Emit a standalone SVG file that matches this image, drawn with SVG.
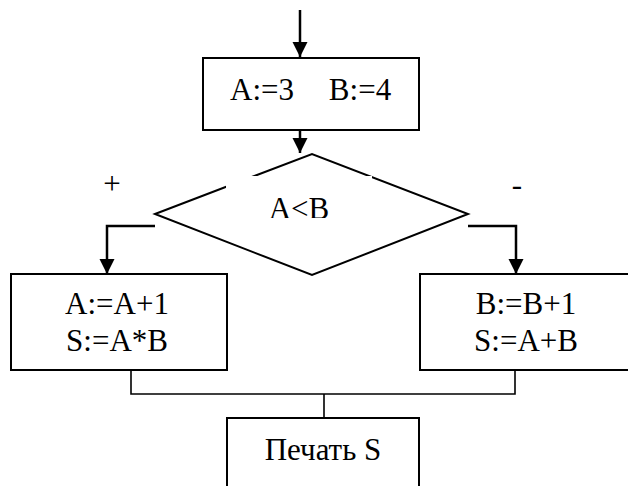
<svg xmlns="http://www.w3.org/2000/svg" width="628" height="486" viewBox="0 0 628 486">
<style>
.box{fill:#fff;stroke:#000;stroke-width:2}
.t{font-family:'Liberation Serif','Times New Roman',serif;font-size:31px;fill:#000;text-anchor:middle}
.arr{fill:none;stroke:#000;stroke-width:2.5}
.mrg{fill:none;stroke:#000;stroke-width:1.6}
</style>
<defs>
<marker id="ah" markerUnits="userSpaceOnUse" markerWidth="16" markerHeight="16" refX="15" refY="7.5" orient="auto">
<path d="M0,0 L15,7.5 L0,15 Z" fill="#000"/>
</marker>
<clipPath id="cl"><rect x="226" y="176" width="146" height="42"/></clipPath>
</defs>
<rect width="628" height="486" fill="#fff"/>
<g id="connectors">
<path class="arr" d="M300,10 V57" marker-end="url(#ah)"/>
<path class="arr" d="M300,130 V153" marker-end="url(#ah)"/>
<path class="arr" d="M155,226 H107 V274" marker-end="url(#ah)"/>
<path class="arr" d="M468,226 H516 V274" marker-end="url(#ah)"/>
<path class="mrg" d="M131,370 V394 H515 V370 M324,394 V418"/>
</g>
<g id="init">
<rect class="box" x="203" y="58" width="216" height="72"/>
<text class="t" y="100"><tspan x="262">A:=3</tspan><tspan x="360">B:=4</tspan></text>
</g>
<g id="cond">
<polygon class="box" points="155,214 312,154 468,214 312,275"/>
<rect x="226" y="176" width="146" height="42" fill="#fff"/>
<text class="t" x="299" y="219" clip-path="url(#cl)">A&lt;B</text>
</g>
<g id="labels">
<text class="t" x="112" y="194">+</text>
<text class="t" x="517" y="195">-</text>
</g>
<g id="yes">
<rect class="box" x="11" y="274" width="216" height="96"/>
<text class="t" x="117" y="314">A:=A+1</text>
<text class="t" x="117" y="351">S:=A*B</text>
</g>
<g id="no">
<rect class="box" x="420" y="274" width="216" height="96"/>
<text class="t" x="526" y="314">B:=B+1</text>
<text class="t" x="526" y="351">S:=A+B</text>
</g>
<g id="print">
<rect class="box" x="227" y="418" width="192" height="80"/>
<text class="t" x="323" y="460">Печать S</text>
</g>
</svg>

=-=-=

Images in the data above are to be skipped. Retype all other material exactly.

Emit a standalone SVG file that matches this image, drawn with SVG.
<svg xmlns="http://www.w3.org/2000/svg" width="628" height="486" viewBox="0 0 628 486">
<style>
.box{fill:#fff;stroke:#000;stroke-width:2}
.t{font-family:'Liberation Serif','Times New Roman',serif;font-size:31px;fill:#000;text-anchor:middle}
.arr{fill:none;stroke:#000;stroke-width:2.5}
.mrg{fill:none;stroke:#000;stroke-width:1.6}
</style>
<defs>
<marker id="ah" markerUnits="userSpaceOnUse" markerWidth="16" markerHeight="16" refX="15" refY="7.5" orient="auto">
<path d="M0,0 L15,7.5 L0,15 Z" fill="#000"/>
</marker>
<clipPath id="cl"><rect x="226" y="176" width="146" height="42"/></clipPath>
</defs>
<rect width="628" height="486" fill="#fff"/>
<g id="connectors">
<path class="arr" d="M300,10 V57" marker-end="url(#ah)"/>
<path class="arr" d="M300,130 V153" marker-end="url(#ah)"/>
<path class="arr" d="M155,226 H107 V274" marker-end="url(#ah)"/>
<path class="arr" d="M468,226 H516 V274" marker-end="url(#ah)"/>
<path class="mrg" d="M131,370 V394 H515 V370 M324,394 V418"/>
</g>
<g id="init">
<rect class="box" x="203" y="58" width="216" height="72"/>
<text class="t" y="100"><tspan x="262">A:=3</tspan><tspan x="360">B:=4</tspan></text>
</g>
<g id="cond">
<polygon class="box" points="155,214 312,154 468,214 312,275"/>
<rect x="226" y="176" width="146" height="42" fill="#fff"/>
<text class="t" x="299" y="219" clip-path="url(#cl)">A&lt;B</text>
</g>
<g id="labels">
<text class="t" x="112" y="194">+</text>
<text class="t" x="517" y="195">-</text>
</g>
<g id="yes">
<rect class="box" x="11" y="274" width="216" height="96"/>
<text class="t" x="117" y="314">A:=A+1</text>
<text class="t" x="117" y="351">S:=A*B</text>
</g>
<g id="no">
<rect class="box" x="420" y="274" width="216" height="96"/>
<text class="t" x="526" y="314">B:=B+1</text>
<text class="t" x="526" y="351">S:=A+B</text>
</g>
<g id="print">
<rect class="box" x="227" y="418" width="192" height="80"/>
<text class="t" x="323" y="460">Печать S</text>
</g>
</svg>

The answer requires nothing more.